Joint statement on pay from the chairs of BMA's NI junior doctor, SAS and consultant committees

by BMA Northern Ireland press office

Press release from BMA Northern Ireland

Location: Northern Ireland
Published: Friday 16 February 2024

Commenting after this week’s meeting with Department of Health officials on doctors’ pay, the chairs of BMA’s Northern Ireland junior doctors committee, Dr Fiona Griffin, Northern Ireland SAS* committee, Dr Leanne Davison, and Northern Ireland consultants committee, Dr David Farren, said:

"There is undeniable discontent among doctors working in Northern Ireland around pay.

"Years of pay erosion and a lack of meaningful progress on pension reform has coincided with escalating workloads and burnout levels.
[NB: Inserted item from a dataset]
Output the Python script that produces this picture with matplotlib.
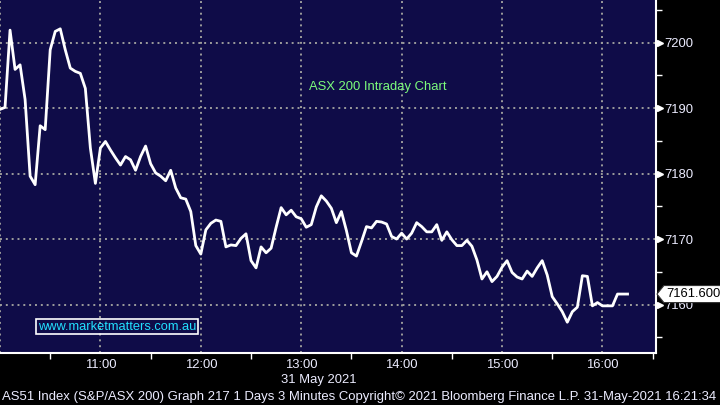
import pandas as pd
import matplotlib
matplotlib.use("Agg")
import matplotlib.pyplot as plt
import matplotlib.dates as mdates
from matplotlib.patches import Polygon
from matplotlib.transforms import blended_transform_factory

# ASX 200 (AS51) 3-minute closes, 31 May 2021, from 10:00
prices = [
    7189.8, 7190.1, 7201.9, 7195.9, 7196.6, 7191.3, 7179.6, 7178.3, 7187.3, 7186.7,
    7198.9, 7201.7, 7202.1, 7198.9, 7196.1, 7195.6, 7195.3, 7193.0, 7183.9, 7178.5,
    7183.9, 7184.9, 7183.6, 7182.4, 7181.3, 7182.6, 7182.1, 7180.5, 7182.6, 7184.2,
    7181.5, 7180.1, 7179.6, 7178.9, 7180.5, 7177.8, 7176.3, 7176.1, 7174.2, 7169.0,
    7167.7, 7171.4, 7172.4, 7172.9, 7172.7, 7168.8, 7169.1, 7169.0, 7170.1, 7170.8,
    7166.7, 7165.6, 7168.8, 7167.9, 7168.6, 7171.8, 7174.8, 7173.7, 7174.4, 7173.4,
    7173.1, 7171.8, 7172.2, 7174.9, 7176.6, 7175.8, 7174.7, 7172.5, 7174.2, 7171.3,
    7167.9, 7167.4, 7169.6, 7171.9, 7171.7, 7172.7, 7172.6, 7172.3, 7170.4, 7170.0,
    7170.9, 7170.0, 7170.9, 7172.5, 7171.9, 7171.1, 7171.1, 7172.2, 7169.8, 7171.1,
    7169.9, 7169.0, 7169.0, 7169.8, 7168.9, 7166.8, 7163.9, 7165.0, 7163.5, 7164.3,
    7165.7, 7166.7, 7164.9, 7164.2, 7163.9, 7165.1, 7164.3, 7165.6, 7166.7, 7164.5,
    7161.2, 7160.1, 7158.9, 7157.3, 7158.9, 7159.6, 7164.4, 7164.3, 7159.8, 7160.3,
    7159.8, 7159.8, 7159.8, 7161.6, 7161.6, 7161.6,
]
times = pd.date_range("2021-05-31 10:00", periods=len(prices), freq="3min")
last_price = 7161.600

title = "ASX 200 Intraday Chart"
watermark = "www.marketmatters.com.au"
date_label = "31 May 2021"
footer = ("AS51 Index (S&P/ASX 200) Graph 217 1 Days 3 Minutes "
          "Copyright\u00a9 2021 Bloomberg Finance L.P. 31-May-2021 16:21:34")

plt.rcParams["font.family"] = ["Liberation Sans", "DejaVu Sans"]
FS = 9.4
LABEL = "#ececff"

fig = plt.figure(figsize=(7.2, 4.05), dpi=100, facecolor="black")
ax = fig.add_axes([0, 52 / 405, 656 / 720, 353 / 405], facecolor="#0f0c48")

ax.plot(times, prices, color="white", lw=2, solid_joinstyle="round", zorder=3)

ax.set_xlim(pd.Timestamp("2021-05-31 10:00"), pd.Timestamp("2021-05-31 16:32"))
ax.set_ylim(7152.6, 7206.5)

# x axis: hour labels from 11:00, half-hour ticks
ax.xaxis.set_major_locator(mdates.HourLocator(byhour=range(11, 17)))
ax.xaxis.set_minor_locator(mdates.MinuteLocator(byminute=[30]))
ax.xaxis.set_major_formatter(mdates.DateFormatter("%H:%M"))
ax.tick_params(axis="x", which="major", length=0, pad=4, labelsize=FS, labelcolor=LABEL)
ax.tick_params(axis="x", which="minor", length=4, width=1, color="white", direction="out")

# y axis on the right
ax.yaxis.tick_right()
ax.set_yticks([7160, 7170, 7180, 7190, 7200])
ax.set_yticks([7155, 7165, 7175, 7185, 7195, 7205], minor=True)
ax.tick_params(axis="y", which="major", length=0, pad=6, labelsize=FS, labelcolor=LABEL)
ax.tick_params(axis="y", which="minor", length=4, width=1, color="white", direction="out")

ax.grid(True, which="major", color="#9c9c9c", ls=(0, (1, 2)), lw=1.4)
# the left edge carries a dotted line too (10:00)
ax.axvline(pd.Timestamp("2021-05-31 10:00"), color="#9c9c9c", ls=(0, (1, 2)), lw=1.4)

ax.spines["top"].set_visible(False)
ax.spines["left"].set_visible(False)
ax.spines["right"].set_color("white")
ax.spines["right"].set_linewidth(1.5)
ax.spines["bottom"].set_color("white")
ax.spines["bottom"].set_linewidth(1.5)

# small arrows in front of the price labels
trans = blended_transform_factory(ax.transAxes, ax.transData)
for v in ax.get_yticks():
    ax.plot([1.006], [v], marker=">", ms=5, color="white", transform=trans,
            clip_on=False, zorder=4)

# last price tag
h = 1.3
tag = Polygon([(1.0015, last_price), (1.012, last_price + h), (1.2, last_price + h),
               (1.2, last_price - h), (1.012, last_price - h)],
              closed=True, facecolor="white", edgecolor="#333333", lw=0.8,
              transform=trans, clip_on=False, zorder=5)
ax.add_patch(tag)
ax.text(1.015, last_price, f"{last_price:.3f}", transform=trans, color="black",
        fontsize=FS, va="center", ha="left", zorder=6, clip_on=False)

ax.text(0.576, 0.7535, title, transform=ax.transAxes, color="#7cfc7c",
        fontsize=FS, ha="center", va="center")
ax.text(38 / 656, 0.075, watermark, transform=ax.transAxes, color="#22e0ff",
        fontsize=9.25, ha="left", va="center",
        bbox=dict(facecolor="none", edgecolor="white", lw=1.2, pad=1.2))

fig.text(319 / 720, 1 - 380 / 405, date_label, color=LABEL, fontsize=FS,
         ha="center", va="center")
fig.text(2 / 720, 1 - 397 / 405, footer, color=LABEL, fontsize=9.45,
         ha="left", va="center")

fig.savefig("out.png", dpi=100, facecolor="black")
It is at the centre of a workforce crisis in the profession as many of us are choosing to either leave the health service entirely through early retirement or work elsewhere for better pay and conditions.

"Such is the extent of discontent that junior doctors are currently balloting for strike action, while consultant and SAS doctors (specialist, staff grade, associate specialist and specialty doctors) are also moving in that direction.

"We have raised this issue for years with our political institutions and the Department of Health with little progress, if at all. With the return of devolution and a written invite from the Minister to "engage" with his departmental officials on pay, we had a renewed sense of hope that meaningful progress would begin on addressing this. After an initial meeting with these officials yesterday, we have been left disappointed.

"We were told that the minimum DDRB-recommended, below-inflation pay uplift of 6% for 2023/24 will be the only pay uplift for doctors and that this will not be awarded until the end of April. We were also informed that, despite health and pay being a devolved matter, any negotiations on further pay uplifts would only happen after ongoing Westminster pay negotiations with doctors in England had concluded.

"This was all presented as a fait accompli with no room for the engagement promised in the Minister’s original meeting invite letter. It has left us extremely disappointed and disheartened, and further adds to the sense that the role doctors play in the health service is simply not valued.

"Yesterday’s announcement of £685 million for public sector pay may be seen as a constructive to some. However, it will not quell the levels of discontent among our members, which is palpable and growing by the day.

"Only an above inflation pay award and a commitment to work towards full pay restoration will solve the medical workforce crisis we have in Northern Ireland. We urge the Department of Health to meaningfully engage with us to achieve this as the health service depends on it.”

Notes to editors

*specialist, staff grade, associate specialist and specialty doctors.